====== Facebook API 포스팅 가져오기 #2 python으로 정리 ======
{{tag>blogs 페이스북API Facebook API 자동화 Python}}
{{section>blog:facebook_api_get_posting_1_api#intro &noindent&nolink&nouser&noeditbtn&nocomments&notags&nodate}}

===== Why Python? =====
본 홈페이지의 플랫폼인 dokuwiki는 PHP 기반으로 만들어졌기 때문에, PHP를 통해서 포스팅을 긁어올 수 있겠지만,
  - 저가 웹호스팅을 쓰기 때문에 트래픽 문제가 발생할 수 있음.
  - 접속할 때마다 데이터를 불러오면 로딩 시간이 늘어남
  - 오프라인에도 자료를 저장하고 싶음
  - 데이터 정리나 라이브러리 사용이 용이함. 익숙하기 때문에 개발 시간이 단축
이라는 이유 때문에 데스크톱에서 주기적으로 실행시켜줘야 하지만, Python을 이용하기로 하고,
PHP는 최신 현황만 불러오는 간단한 스크립트를 작성하기로 했다.

  - 데이터 호출 및 테이블로 정리
  - wiki 문법으로 변환
  - 포스팅에 연관된 이미지 다운로드
  - FTP를 통한 이미지 업로드
  - wiki 문서 수정하기

이번 편에서는 1-2까지를 기술해 보도록 하겠다.

<WRAP center round important 60%>
함수 선언부를 제외하고는 코드 순서대로 설명.
</WRAP>


===== 데이터 받아오기 =====

==== API 호출 ====

[[blog:facebook_api_get_posting_1_api|1편(API 사용하기)]] 에서 받아온 cURL 과 액세스 토큰을 통해서 데이터를 받아온다.
requests 라이브러리의 get 함수를 사용해서 데이터를 받아서 json을 dict 형식으로 변환한다.

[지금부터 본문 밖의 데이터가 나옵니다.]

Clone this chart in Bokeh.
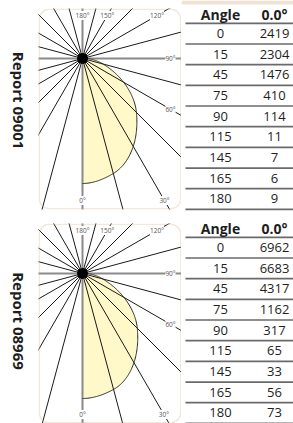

(Line 1의 utils 는 nested_json, get_images, UTCtoKST 등 아래에서 설명할 함수들이 포함된 파일) 
<code python; highlight: [1,11,22] >
from utils import *
import pandas as pd
import requests
from urllib.parse import unquote
import re

output = pd.DataFrame()
token = "[액세스토큰]"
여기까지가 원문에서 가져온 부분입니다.